## Material provided
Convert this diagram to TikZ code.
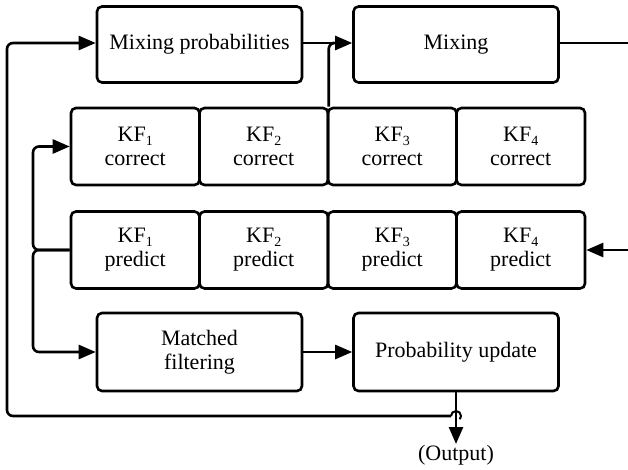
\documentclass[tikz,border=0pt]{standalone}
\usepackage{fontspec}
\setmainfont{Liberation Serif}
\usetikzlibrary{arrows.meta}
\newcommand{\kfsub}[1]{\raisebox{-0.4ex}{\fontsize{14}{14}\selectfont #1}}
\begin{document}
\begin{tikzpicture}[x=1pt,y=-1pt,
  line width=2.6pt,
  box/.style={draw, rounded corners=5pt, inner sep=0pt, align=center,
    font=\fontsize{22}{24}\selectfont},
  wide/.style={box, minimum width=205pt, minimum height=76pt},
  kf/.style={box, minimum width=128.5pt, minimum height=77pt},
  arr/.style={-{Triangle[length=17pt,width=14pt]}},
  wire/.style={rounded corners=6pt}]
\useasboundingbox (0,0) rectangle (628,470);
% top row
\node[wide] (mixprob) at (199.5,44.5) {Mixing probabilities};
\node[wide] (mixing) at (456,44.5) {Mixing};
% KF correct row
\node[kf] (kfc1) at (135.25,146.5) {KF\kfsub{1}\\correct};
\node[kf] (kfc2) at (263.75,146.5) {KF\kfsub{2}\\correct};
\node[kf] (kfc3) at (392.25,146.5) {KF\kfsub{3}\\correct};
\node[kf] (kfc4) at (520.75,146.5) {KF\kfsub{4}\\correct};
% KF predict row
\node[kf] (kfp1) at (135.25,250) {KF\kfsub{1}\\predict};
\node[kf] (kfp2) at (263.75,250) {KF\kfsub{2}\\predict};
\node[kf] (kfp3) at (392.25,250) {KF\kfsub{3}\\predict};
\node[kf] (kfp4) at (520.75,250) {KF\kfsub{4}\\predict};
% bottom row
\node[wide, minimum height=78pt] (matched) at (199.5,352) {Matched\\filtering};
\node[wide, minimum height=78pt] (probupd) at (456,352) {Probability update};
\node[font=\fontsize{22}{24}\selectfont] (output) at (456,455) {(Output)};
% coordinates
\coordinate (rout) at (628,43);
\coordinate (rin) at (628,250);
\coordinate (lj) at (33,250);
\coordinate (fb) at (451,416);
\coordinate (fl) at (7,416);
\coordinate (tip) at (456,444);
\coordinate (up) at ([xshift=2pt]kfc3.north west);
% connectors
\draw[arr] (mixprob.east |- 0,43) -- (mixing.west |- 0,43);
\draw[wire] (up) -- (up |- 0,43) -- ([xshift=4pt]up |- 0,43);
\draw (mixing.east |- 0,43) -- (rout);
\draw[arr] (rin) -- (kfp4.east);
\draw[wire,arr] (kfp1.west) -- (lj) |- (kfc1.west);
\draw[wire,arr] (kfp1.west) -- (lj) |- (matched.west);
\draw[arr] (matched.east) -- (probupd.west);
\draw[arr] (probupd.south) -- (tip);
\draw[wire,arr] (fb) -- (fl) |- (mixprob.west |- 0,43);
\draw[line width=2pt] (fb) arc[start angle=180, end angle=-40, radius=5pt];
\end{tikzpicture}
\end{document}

---

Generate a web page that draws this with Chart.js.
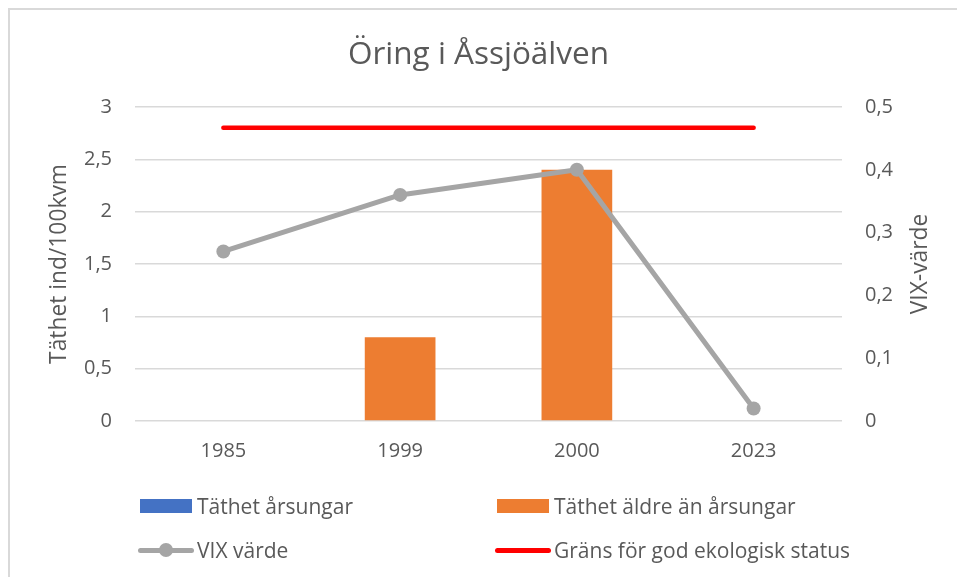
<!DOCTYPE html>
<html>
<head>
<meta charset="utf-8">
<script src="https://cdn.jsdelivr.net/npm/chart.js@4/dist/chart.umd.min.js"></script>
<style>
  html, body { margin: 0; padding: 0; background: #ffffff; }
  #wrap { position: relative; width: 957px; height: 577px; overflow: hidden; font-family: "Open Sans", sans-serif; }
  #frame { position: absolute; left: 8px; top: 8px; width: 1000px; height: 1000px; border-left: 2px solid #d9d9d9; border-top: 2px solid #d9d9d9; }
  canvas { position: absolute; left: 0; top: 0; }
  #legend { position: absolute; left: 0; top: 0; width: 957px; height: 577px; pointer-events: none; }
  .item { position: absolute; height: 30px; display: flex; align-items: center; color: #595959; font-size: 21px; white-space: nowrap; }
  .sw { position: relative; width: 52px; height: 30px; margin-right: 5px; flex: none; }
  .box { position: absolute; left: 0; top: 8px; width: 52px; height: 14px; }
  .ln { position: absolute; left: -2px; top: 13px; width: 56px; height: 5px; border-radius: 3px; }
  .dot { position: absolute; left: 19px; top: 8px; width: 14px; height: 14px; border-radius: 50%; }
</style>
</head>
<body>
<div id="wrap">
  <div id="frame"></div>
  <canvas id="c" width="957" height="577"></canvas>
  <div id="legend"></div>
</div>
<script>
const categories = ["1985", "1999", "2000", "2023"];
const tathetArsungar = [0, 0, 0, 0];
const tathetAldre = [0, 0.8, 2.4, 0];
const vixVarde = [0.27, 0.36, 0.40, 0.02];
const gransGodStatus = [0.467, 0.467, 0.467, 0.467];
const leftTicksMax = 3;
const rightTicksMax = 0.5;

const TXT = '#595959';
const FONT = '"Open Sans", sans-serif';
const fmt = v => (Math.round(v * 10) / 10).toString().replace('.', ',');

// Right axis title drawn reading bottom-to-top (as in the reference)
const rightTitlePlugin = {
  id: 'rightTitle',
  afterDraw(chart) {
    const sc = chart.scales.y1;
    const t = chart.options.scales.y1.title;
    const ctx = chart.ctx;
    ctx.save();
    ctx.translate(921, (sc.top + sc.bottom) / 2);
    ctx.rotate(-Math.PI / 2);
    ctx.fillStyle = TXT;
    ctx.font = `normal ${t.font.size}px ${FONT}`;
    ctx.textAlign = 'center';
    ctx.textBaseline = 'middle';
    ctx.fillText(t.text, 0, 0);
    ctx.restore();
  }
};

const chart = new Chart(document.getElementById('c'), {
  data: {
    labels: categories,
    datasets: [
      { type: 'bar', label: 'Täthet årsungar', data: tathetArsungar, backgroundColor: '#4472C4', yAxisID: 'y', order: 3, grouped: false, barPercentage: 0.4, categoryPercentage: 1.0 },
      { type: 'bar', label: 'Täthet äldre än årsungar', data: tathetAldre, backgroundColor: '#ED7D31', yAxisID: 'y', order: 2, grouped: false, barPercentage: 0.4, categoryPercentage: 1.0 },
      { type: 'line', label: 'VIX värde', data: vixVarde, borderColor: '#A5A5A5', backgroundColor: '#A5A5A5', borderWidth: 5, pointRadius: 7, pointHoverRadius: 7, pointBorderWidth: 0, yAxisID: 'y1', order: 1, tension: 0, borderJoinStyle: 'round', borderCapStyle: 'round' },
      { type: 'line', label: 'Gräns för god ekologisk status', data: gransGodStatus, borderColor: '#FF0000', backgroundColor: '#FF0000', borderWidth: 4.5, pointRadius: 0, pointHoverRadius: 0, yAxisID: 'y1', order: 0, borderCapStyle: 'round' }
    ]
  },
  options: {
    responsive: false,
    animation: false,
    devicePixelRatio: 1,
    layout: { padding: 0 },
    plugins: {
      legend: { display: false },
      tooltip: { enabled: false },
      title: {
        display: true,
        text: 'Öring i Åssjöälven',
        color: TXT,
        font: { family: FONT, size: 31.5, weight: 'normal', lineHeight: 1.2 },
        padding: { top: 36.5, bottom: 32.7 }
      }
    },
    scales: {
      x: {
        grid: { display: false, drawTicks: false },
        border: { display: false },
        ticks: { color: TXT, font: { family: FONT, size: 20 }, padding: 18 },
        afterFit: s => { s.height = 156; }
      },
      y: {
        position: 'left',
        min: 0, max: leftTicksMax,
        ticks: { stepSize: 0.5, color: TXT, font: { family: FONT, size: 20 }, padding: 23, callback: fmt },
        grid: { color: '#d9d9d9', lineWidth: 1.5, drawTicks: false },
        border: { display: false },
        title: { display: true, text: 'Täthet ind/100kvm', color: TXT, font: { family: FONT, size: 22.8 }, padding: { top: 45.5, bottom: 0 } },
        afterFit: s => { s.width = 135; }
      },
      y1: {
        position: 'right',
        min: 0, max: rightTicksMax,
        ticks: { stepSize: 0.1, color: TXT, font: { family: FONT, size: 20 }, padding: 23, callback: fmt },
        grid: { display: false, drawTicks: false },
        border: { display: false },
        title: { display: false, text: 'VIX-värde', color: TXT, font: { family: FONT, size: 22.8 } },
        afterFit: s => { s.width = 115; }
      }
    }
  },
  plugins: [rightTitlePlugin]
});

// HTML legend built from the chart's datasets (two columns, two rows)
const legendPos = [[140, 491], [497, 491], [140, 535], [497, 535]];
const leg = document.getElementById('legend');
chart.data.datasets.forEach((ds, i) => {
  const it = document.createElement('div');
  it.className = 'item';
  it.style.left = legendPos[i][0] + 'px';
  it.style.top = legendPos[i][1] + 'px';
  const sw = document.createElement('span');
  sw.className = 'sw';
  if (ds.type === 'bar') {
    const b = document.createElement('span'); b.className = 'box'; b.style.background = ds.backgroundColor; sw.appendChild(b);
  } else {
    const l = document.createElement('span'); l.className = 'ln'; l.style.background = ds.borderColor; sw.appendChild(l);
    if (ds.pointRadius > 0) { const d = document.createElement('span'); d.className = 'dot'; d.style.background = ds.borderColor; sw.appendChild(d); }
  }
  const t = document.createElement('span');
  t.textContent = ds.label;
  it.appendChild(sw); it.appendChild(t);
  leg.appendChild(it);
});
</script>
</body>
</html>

## Goal
Scan the material line by line and report each one that contains "this".

## Correct response
Convert this diagram to TikZ code.
Generate a web page that draws this with Chart.js.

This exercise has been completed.